By the 1990s the demand for cable technology was so rapidly increasing that the need for reform seemed inevitable. Cable systems in the United States were becoming more of a necessity than a luxury both for individuals and communities as technology became a part of everyday life. By this time there were numerous publications which explored the problems with the cable system. Local franchise companies had control over cable systems which resulted in a sort of monopoly. The local authorities were accused of having priority to access (although there are rebuttals against the validity of this argument). One author made the comparison of allowing the government to only permit one newspaper to be sold on the side of the street; it would result in a lack of competition. This is what was happening in the cable industry, the local franchise authorities had the power to control which cable systems were granted access to their area. The high demand for cable systems suggested a guaranteed profitable business venture. However, the cost of funding to develop a cable system was high and the barriers to entry made it a greater risk than many investors were interested in taking. This resulted in lack of competition which resulted in higher prices.

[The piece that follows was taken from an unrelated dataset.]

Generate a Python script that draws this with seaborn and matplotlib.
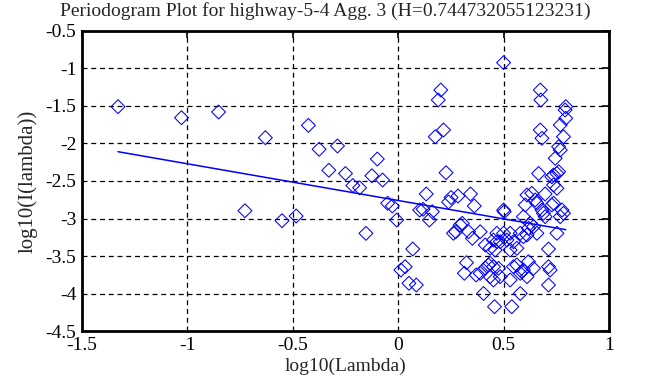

In 1996 the long-awaited reform came about. The Telecommunications Act of 1996 became the largest and most comprehensive rewrite of telecommunication laws. It was meant to deregulate the system and create a more open market in which competitive prices and better service could be achieved. It granted local franchise authorities the ability to regulate cable service rates which was previously mandated by the FCC. However, the effectiveness of this act in accomplishing those feats has been debated. In the immediate aftermath new problems arose. Some had been predicted and some had not. The sheer number of overhauls caused roadways and sidewalks to be torn up which affected pedestrian and vehicular travel while adding extra expense to the endeavor. Local authorities could no longer dictate who could occupy their property nor how much they should be compensated for this occupancy. Companies were now fighting over who had the rights to physical access in communities. Also, two years later the FCC was still making rules and had, in fact, made more rules than many of the other governmental Departments combined.